Masaki Goto, Tadafumi Sano, Kunihiro Nakajima, Takashi Kanda, Atsushi Sakon, Kengo Hashimoto
Nuclear Science and Engineering | Volume 197 | Number 8 | August 2023 | Pages 1814-1822
Technical papers from: PHYSOR 2022 | doi.org/10.1080/00295639.2022.2143707
Articles are hosted by Taylor and Francis Online.

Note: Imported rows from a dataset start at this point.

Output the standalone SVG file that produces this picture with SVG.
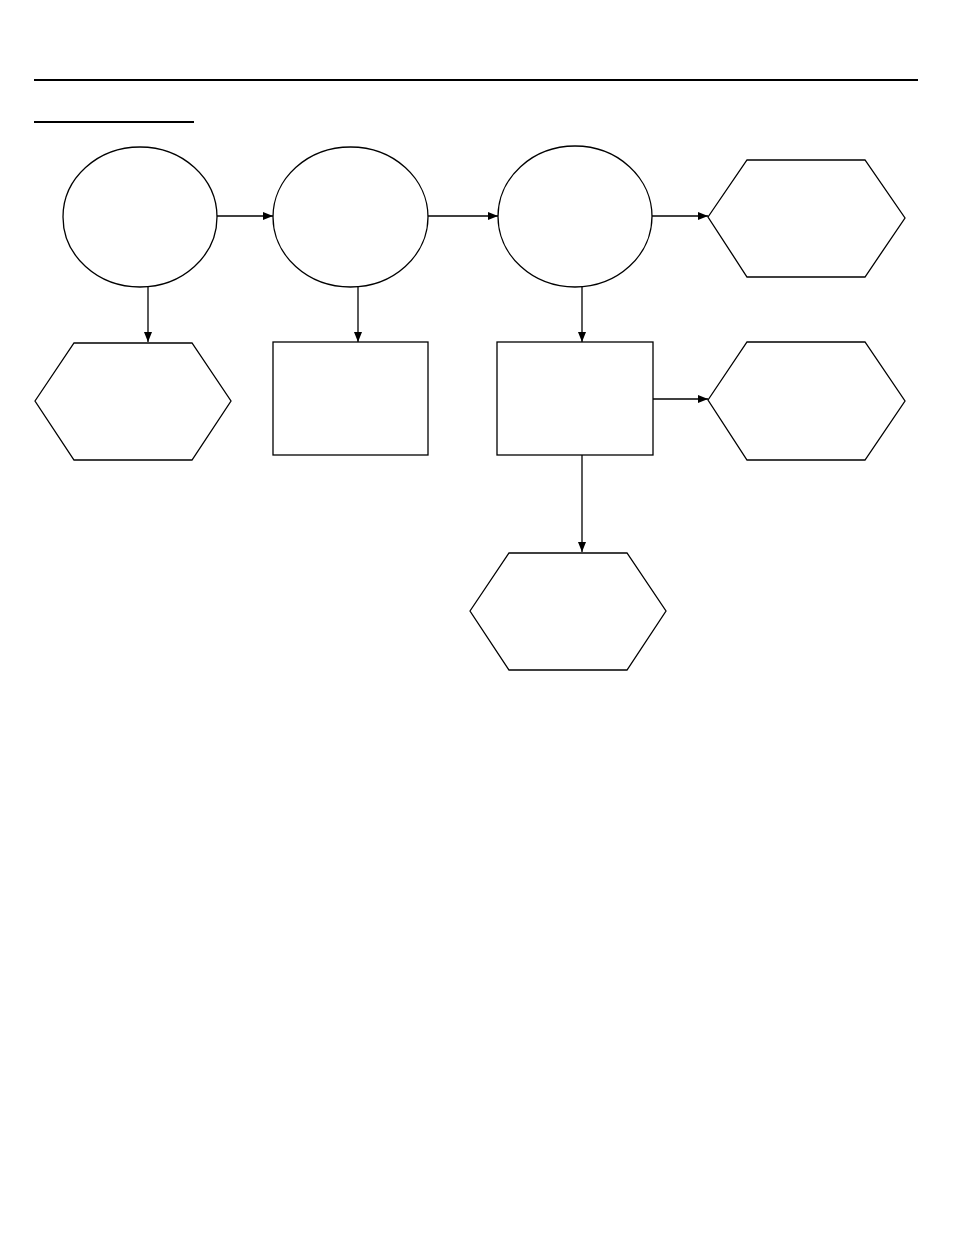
<svg xmlns="http://www.w3.org/2000/svg" width="954" height="1235" viewBox="0 0 954 1235">
<style>
.n{fill:#fff;stroke:#000;stroke-width:1.3}
.c{stroke:#000;stroke-width:1.3;fill:none;marker-end:url(#ah)}
</style>
<defs>
<marker id="ah" viewBox="0 0 10 8" refX="10" refY="4" markerWidth="10" markerHeight="8" markerUnits="userSpaceOnUse" orient="auto">
<path d="M0,0 L10,4 L0,8 Z" fill="#000"/>
</marker>
</defs>
<rect width="954" height="1235" fill="#fff"/>
<g id="rules">
<line x1="34" y1="80" x2="918" y2="80" stroke="#000" stroke-width="2"/>
<line x1="34" y1="122" x2="194" y2="122" stroke="#000" stroke-width="2"/>
</g>
<g id="connectors">
<line class="c" x1="217" y1="216" x2="273" y2="216"/>
<line class="c" x1="428" y1="216" x2="498" y2="216"/>
<line class="c" x1="652" y1="216" x2="708" y2="216"/>
<line class="c" x1="148" y1="287" x2="148" y2="342"/>
<line class="c" x1="358" y1="287" x2="358" y2="342"/>
<line class="c" x1="582" y1="287" x2="582" y2="342"/>
<line class="c" x1="653" y1="399" x2="708" y2="399"/>
<line class="c" x1="582" y1="455" x2="582" y2="552"/>
</g>
<g id="ellipse1"><ellipse class="n" cx="140" cy="217" rx="77" ry="70"/></g>
<g id="ellipse2"><ellipse class="n" cx="350.5" cy="217" rx="77.5" ry="70"/></g>
<g id="ellipse3"><ellipse class="n" cx="575" cy="216.5" rx="77" ry="70.5"/></g>
<g id="hex-top-right"><polygon class="n" points="708,217 747,160 865,160 905,218 865,277 747,277"/></g>
<g id="hex-left"><polygon class="n" points="35,401 74,343 192,343 231,401 192,460 74,460"/></g>
<g id="rect2"><rect class="n" x="273" y="342" width="155" height="113"/></g>
<g id="rect3"><rect class="n" x="497" y="342" width="156" height="113"/></g>
<g id="hex-mid-right"><polygon class="n" points="708,400 747,342 865,342 905,401 865,460 747,460"/></g>
<g id="hex-bottom"><polygon class="n" points="470,611 509,553 627,553 666,611 627,670 509,670"/></g>
</svg>
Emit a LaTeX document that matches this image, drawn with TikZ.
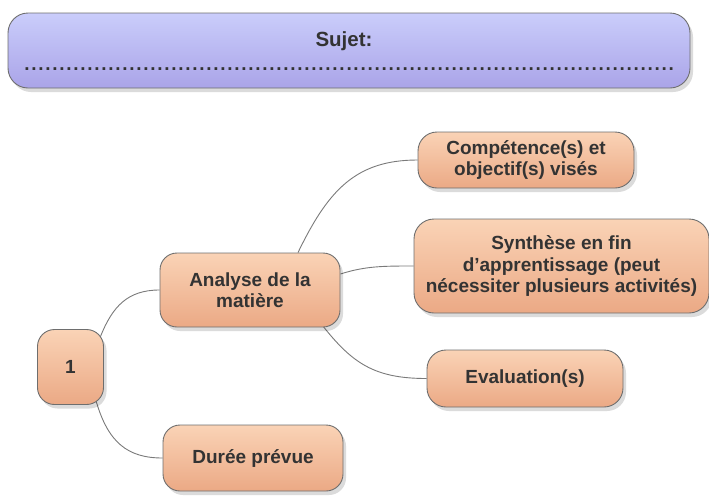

Feynman-α analyses for a critical state and several subcritical states of the UTR-KINKI reactor have been carried out using two Bi14Ge3O12 (BGO) gamma-ray detectors free from radioactivation of the scintillator. As a statistical index of the analyses, the covariance-to-mean ratio of gamma counts between these detectors instead of the variance-to-mean ratio of each of the detectors is employed to get rid of a large negative correlation originating from the counting loss of a signal processing circuit. In the gate width dependence of the covariance-to-mean ratio measured at each reactor state, not only a familiar neutron-correlation component but also another small positive correlation between prompt gammas can clearly be observed. The prompt-neutron decay constant α determined considering the positive gamma correlation agrees very well with that obtained from a conventional Feynman-α analysis based on neutron detection. Neglecting the gamma correlation term, the decay constant is much overestimated with an increase in subcriticality, and the maximum overestimation reaches about 24% at a shutdown state with a subcriticality of 1.49%Δk/k.